Aeon Acquisition I Corp. (AESP)
Aeon Acquisition I Corp. is a special purpose acquisition company (SPAC)—a shell corporation formed to raise capital and find an operating business to merge with. The company itself has no business operations, no revenue, and no products. Its sole function is to seek out a suitable target company and facilitate its acquisition, at which point Aeon’s shareholders would own a stake in that target’s actual business.
SPACs have become a standard alternative pathway for private businesses to access public markets. Rather than going through a traditional initial public offering, a company can merge with a SPAC that has already raised capital and listed on an exchange. Aeon follows this model: investors contribute capital at formation, the company lists publicly, and the sponsor team begins searching for acquisition targets. Once a deal is identified and negotiated, it must be approved by shareholders before closing.
The investment carries both opportunity and risk. Sponsors put their own capital at stake through founder shares, aligning their interests with public shareholders. However, the specific target business remains unknown at purchase time; investors are betting on the sponsor team’s judgment and deal-making ability. SPACs typically operate under a timeline—usually two years from listing—to identify and close a merger. If no suitable target emerges and shareholders don’t approve a proposed deal, the SPAC must liquidate and return capital (minus fees) to investors.

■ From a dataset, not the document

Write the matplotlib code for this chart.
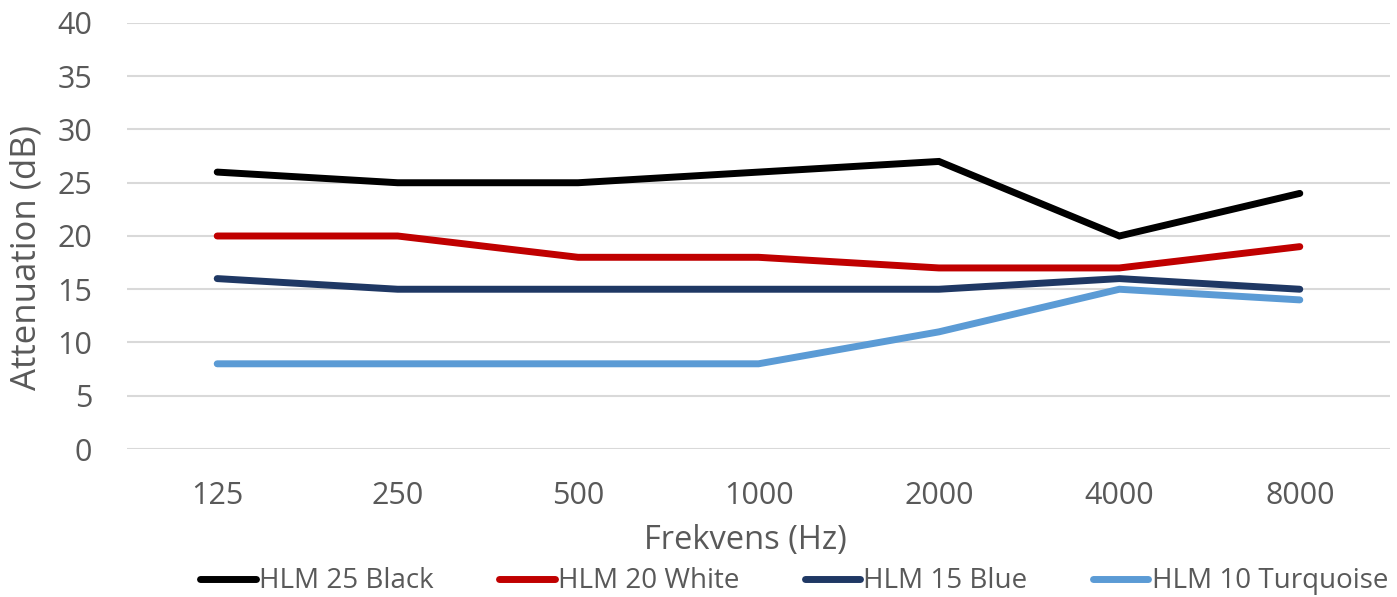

The attraction for target companies lies in the speed and certainty of going public. A SPAC transaction allows the private company to provide forward-looking financial guidance, which traditional IPOs typically cannot. The process also offers more control over terms and timing compared to a conventional public offering. For SPAC investors, the key variables are the sponsor’s track record, the trust account structure (which safeguards capital), and any public signals about the target sector or business type Aeon might pursue. The ultimate returns depend entirely on the quality and success of the deal that eventually closes.